Jones has been pleading with Rolovich to consider the consequences of his decision. He’s had “six or seven conversations over the last 60 days” with Rolovich.

“My advice is for him to take the shot,” Jones said. “There’s too much at stake to risk losing his job, and it’s an unfortunate situation. It may be against what he believes obviously, but there are more people at stake – the university’s credibility, the lives of the assistant coaches and their families. There’s a whole bunch more at stake than just him, and that’s exactly what I told him.”

WSU declined to comment on the report.

Rolovich’s application for a religious exemption will be reviewed by a “blind” committee, per a report from Jon Wilner of the Mercury News (San Jose). Committee members are not told who each applicant is.

Employees applying for exemptions must detail what beliefs prevent them from being vaccinated and explain why those are “sincerely held.”

Rolovich’s religious ideologies have not been shared publicly, but he comes from a Catholic family background, and attended a Catholic high school in Northern California.

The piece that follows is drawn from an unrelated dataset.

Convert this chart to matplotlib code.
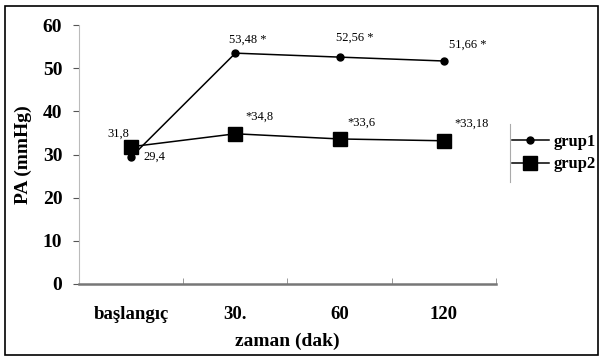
import matplotlib
matplotlib.use("Agg")
import matplotlib.pyplot as plt
from matplotlib.lines import Line2D
from matplotlib.patches import Rectangle

categories = ["başlangıç", "30.", "60", "120"]
grup1 = [29.4, 53.48, 52.56, 51.66]
grup2 = [31.8, 34.8, 33.6, 33.18]
labels1 = ["29,4", "53,48 *", "52,56 *", "51,66 *"]
labels2 = ["31,8", "*34,8", "*33,6", "*33,18"]
yticks = [0, 10, 20, 30, 40, 50, 60]

plt.rcParams['font.family'] = ['Liberation Serif', 'DejaVu Serif']

W, H = 603, 358
fig = plt.figure(figsize=(W/100, H/100), dpi=100)
ax = fig.add_axes([79/W, 1-284/H, (496-79)/W, (284-25)/H])

x = list(range(len(categories)))
ax.plot(x, grup1, color='black', lw=1.1, marker='o', ms=5, label='grup1')
ax.plot(x, grup2, color='black', lw=1.1, marker='s', ms=9.5, label='grup2')

ax.set_xlim(-0.5, 3.5)
ax.set_ylim(0, 60)
ax.set_yticks(yticks)
ax.set_xticks(x)
ax.set_xticklabels(categories, fontsize=13.5, fontweight='bold')
ax.set_xticks([-0.5, 0.5, 1.5, 2.5, 3.5], minor=True)
ax.tick_params(axis='x', which='major', length=0, pad=16)
ax.tick_params(axis='x', which='minor', length=4, direction='in', color='#888888')
ax.tick_params(axis='y', length=4, color='#555555', labelsize=14, pad=8)
for lab in ax.get_yticklabels():
    lab.set_fontweight('bold')

for s in ['top', 'right']:
    ax.spines[s].set_visible(False)
ax.spines['left'].set_color('#bbbbbb')
ax.spines['left'].set_linestyle((0, (1, 1)))
ax.spines['left'].set_linewidth(0.8)
ax.spines['bottom'].set_color('#777777')
ax.spines['bottom'].set_linewidth(1.8)

ax.set_ylabel("PA (mmHg)", fontsize=14, fontweight='bold', labelpad=8)
ax.set_xlabel("zaman (dak)", fontsize=14, fontweight='bold', labelpad=7)

# annotations
off1 = [(17, 0), (9, 10), (11, 14), (17, 12)]
off2 = [(-9, 9), (17, 12), (16, 12), (20, 12)]
for i in x:
    ax.annotate(labels1[i], (x[i], grup1[i]), xytext=off1[i], textcoords='offset points',
                ha='center', va='center', fontsize=9)
    ax.annotate(labels2[i], (x[i], grup2[i]), xytext=off2[i], textcoords='offset points',
                ha='center', va='center', fontsize=9)

leg = fig.legend(loc='center left', bbox_to_anchor=(512/W, 1-153/H), frameon=False,
                 prop={'size': 12, 'weight': 'bold'}, handlelength=2.2, handletextpad=0.3,
                 labelspacing=0.4, borderpad=0, borderaxespad=0)
fig.add_artist(Line2D([510/W, 510/W], [1-182/H, 1-124/H], color='#aaaaaa', lw=0.8,
                      transform=fig.transFigure))

fig.add_artist(Rectangle((5/W, 3/H), 593/W, (352-3)/H, fill=False, ec='black', lw=1.2,
                         transform=fig.transFigure))

fig.savefig("out.png", dpi=100)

Last month, Billy Ray Stutzmann – a friend and former player of Rolovich’s – announced over Twitter that he had lost his job at Navy because his request for a religious exemption had been denied. Stutzmann’s brother, Craig, is WSU’s co-offensive coordinator and quarterbacks coach. Both brothers attended a Catholic high school in Hawaii. USA TODAY reported that Billy Ray Stutzmann retweeted conservative comments last week that linked COVID-19 vaccines to abortion.

Pope Francis and many Catholic groups have endorsed the vaccines, but some conservative Catholics oppose them on religious grounds, “believing it is tied to abortion, which they oppose,” USA TODAY reported.

Aborted fetal cells aren’t present in these vaccines. A fetal cell line was used to produce the Johnson & Johnson vaccine, and the Pfizer and Moderna vaccines used a fetal cell line only early in testing, according to the article. That’s not unusual in modern medicine. Several common drugs – including Tylenol, Tums, Maalox and Pepto Bismol – are developed using fetal cell lines.

“A concern about the possible use of fetal cells to develop vaccines is not, by itself, sufficient grounds to grant an exemption,” WSU spokesman Phil Weiler said in the article.

Weiler told Schrotenboer that an approved exemption can be overridden in some cases if the person’s job puts them in close contact with the public – in other words, if the unvaccinated individual cannot perform his or her duties effectively while keeping the public safe.

According to Wilner, Rolovich would still have the option to get vaccinated by Oct. 18 if his exemption request is denied. If he does decide to follow that course, he will have to either take unpaid leave or vacation time until he is fully vaccinated – meaning, two weeks removed from his final shot.

Rolovich said in July that he is not opposed to vaccinations, but he’s kept mum on why he has decided not to receive this vaccine, and has not been transparent about the route he’ll take concerning the mandate.

He’s the only coach in major college football to announce that he will not get vaccinated. He is the only unvaccinated Pac-12 coach.

“Rolo is Rolo, and he is who he is because of the person he was,” Jones said. “He was a quarterback, kind of his own guy, a leader. He’s been that way as a coach. He believes that he doesn’t need to take it and doesn’t want to take it, and he doesn’t want somebody telling him what to do. But like I said, to me, there’s just too much at stake.”

The Cougar fan base has been divided for the past couple of months, and debate online is frequent. WSU’s program has received only one commitment from a prep player since Rolovich’s announcement July 21.